Only in recent years have the citizens of Barton have been able to read about the town’s historic status though.  This is thanks to a group of hardy local historians and authors researching and writing over the last 70  years.  Julia traces the trend that resulted in Mr Berridge’s book back to a 1940’s pioneer.

“Harold Dudley started collecting things for Scunthorpe Museum through the 1940s, 1950s and 1960.  People used to donate things that they’d found to him when they were doing the open cast mining … and Harold used them to found the Scunthorpe Museum.

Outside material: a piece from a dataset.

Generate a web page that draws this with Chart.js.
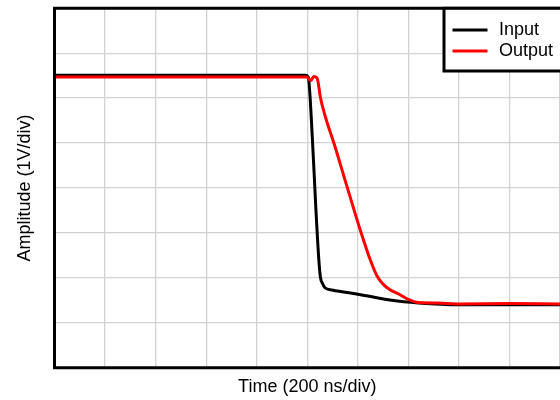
<!DOCTYPE html>
<html>
<head>
<meta charset="UTF-8">
<title>Input / Output step response</title>
<script src="https://cdn.jsdelivr.net/npm/chart.js"></script>
<style>
    html, body { margin: 0; padding: 0; background: #fff; }
    #wrap { width: 560px; height: 400px; position: relative; }
</style>
</head>
<body>
<div id="wrap"><canvas id="scope"></canvas></div>
<script>
    // time in divisions (200 ns/div), amplitude in divisions (1 V/div)
    const inputTime = [0, 4.97, 5.02, 5.10, 5.17, 5.23, 5.26, 5.30, 5.35, 5.49, 6.03, 6.67, 7.20, 7.99, 10];
    const inputVolts = [6.51, 6.51, 6.47, 5.13, 3.55, 2.39, 2.02, 1.88, 1.78, 1.73, 1.63, 1.50, 1.44, 1.40, 1.40];

    const outputTime = [0, 4.99, 5.07, 5.13, 5.20, 5.23, 5.26, 5.36, 5.53, 5.79, 6.05, 6.25, 6.38, 6.50, 6.63, 6.81, 7.00, 7.20, 7.59, 7.99, 9.0, 10];
    const outputVolts = [6.47, 6.47, 6.39, 6.48, 6.43, 6.24, 6.02, 5.58, 4.99, 4.02, 3.06, 2.39, 2.04, 1.86, 1.74, 1.64, 1.52, 1.45, 1.44, 1.42, 1.43, 1.42];

    const seriesNames = ['Input', 'Output'];
    const seriesColors = ['#000000', '#ff0000'];

    const FONT = '"Liberation Sans", Arial, sans-serif';

    const toPoints = (xs, ys) => xs.map((x, i) => ({ x: x, y: ys[i] }));

    // frame: top, left and bottom edges (right edge is outside the picture)
    const framePlugin = {
        id: 'frame',
        afterDraw(chart) {
            const { ctx, chartArea: a } = chart;
            ctx.save();
            ctx.strokeStyle = '#000';
            ctx.lineWidth = 3;
            ctx.beginPath();
            ctx.moveTo(chart.width + 5, a.top);
            ctx.lineTo(a.left, a.top);
            ctx.lineTo(a.left, a.bottom);
            ctx.lineTo(chart.width + 5, a.bottom);
            ctx.stroke();
            ctx.restore();
        }
    };

    // boxed legend in the top right corner
    const legendPlugin = {
        id: 'boxLegend',
        afterDraw(chart) {
            const { ctx, chartArea: a } = chart;
            ctx.save();
            ctx.fillStyle = '#fff';
            ctx.fillRect(444, a.top, 130, 71 - a.top);
            ctx.strokeStyle = '#000';
            ctx.lineWidth = 3;
            ctx.strokeRect(444, a.top, 130, 71 - a.top);
            ctx.font = '18px ' + FONT;
            ctx.textBaseline = 'alphabetic';
            seriesNames.forEach((name, i) => {
                const y = 30 + i * 21;
                ctx.strokeStyle = seriesColors[i];
                ctx.beginPath();
                ctx.moveTo(452.5, y);
                ctx.lineTo(487.5, y);
                ctx.stroke();
                ctx.fillStyle = '#000';
                ctx.fillText(name, 499, y + 4.5);
            });
            ctx.restore();
        }
    };

    new Chart(document.getElementById('scope'), {
        type: 'line',
        data: {
            datasets: [
                {
                    label: seriesNames[0],
                    data: toPoints(inputTime, inputVolts),
                    borderColor: seriesColors[0],
                    borderWidth: 3,
                    pointRadius: 0,
                    cubicInterpolationMode: 'monotone',
                    order: 1
                },
                {
                    label: seriesNames[1],
                    data: toPoints(outputTime, outputVolts),
                    borderColor: seriesColors[1],
                    borderWidth: 3,
                    pointRadius: 0,
                    cubicInterpolationMode: 'monotone',
                    order: 0
                }
            ]
        },
        options: {
            responsive: true,
            maintainAspectRatio: false,
            animation: false,
            layout: { padding: { top: 8.3, right: -2, left: 0, bottom: 0 } },
            plugins: {
                legend: { display: false },
                tooltip: { enabled: false }
            },
            scales: {
                x: {
                    type: 'linear',
                    min: 0,
                    max: 10,
                    ticks: { display: false, stepSize: 1 },
                    grid: { color: '#d2d2d2', lineWidth: 1.3, drawTicks: false },
                    border: { display: false },
                    title: {
                        display: true,
                        text: 'Time (200 ns/div)',
                        color: '#000',
                        font: { family: FONT, size: 18 },
                        padding: { top: 0, bottom: 2 }
                    },
                    afterFit(scale) { scale.height = 32.3; }
                },
                y: {
                    min: 0,
                    max: 8,
                    ticks: { display: false, stepSize: 1 },
                    grid: { color: '#d2d2d2', lineWidth: 1.3, drawTicks: false },
                    border: { display: false },
                    title: {
                        display: true,
                        text: 'Amplitude (1V/div)',
                        color: '#000',
                        font: { family: FONT, size: 18 },
                        padding: { top: 14, bottom: 0 }
                    },
                    afterFit(scale) { scale.width = 54.5; }
                }
            }
        },
        plugins: [framePlugin, legendPlugin]
    });
</script>
</body>
</html>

He wrote a lot of books about this area and its history,” she continued.

This one man’s work on the wider area inspired many more people to look at Barton in particular.  This was the start of Barton’s history-writing renaissance.  Rex Russell in particular helped to get a lot of people involved.

“Rex Russell was one of Barton’s first [history writers]. He wrote his own books but he organised people that had an interest in history to come together and research and write books as well, giving them a topic and setting them off.”

One of the main groups that Rex worked with was the Barton Branch of the Workers’Educational Association, getting the many workers and writers of the town really involved in capturing their heritage in words and images. Mr. Russell could not keep this going forever though and eventually Geoff Bryant took over. Together with the WEA and other writers, he began writing, editing and publishing books on Barton at an impressive rate.

This encouraged writers to cover Barton’s history in more and more depth, resulting in the nine-volume series The Later History of Barton-on-Humber. Anthony Berridge’s new book, looking back on Barton’s connection to the great industrial machine that was Victorian Britain, will be the seventh of these and the last book that Mr. Bryant will be involved with before retiring.

Look out for the launch of The Railway Comes to Barton-on-Humber: 1844-1914 at the Ropewalk on Wednesday, November 2nd.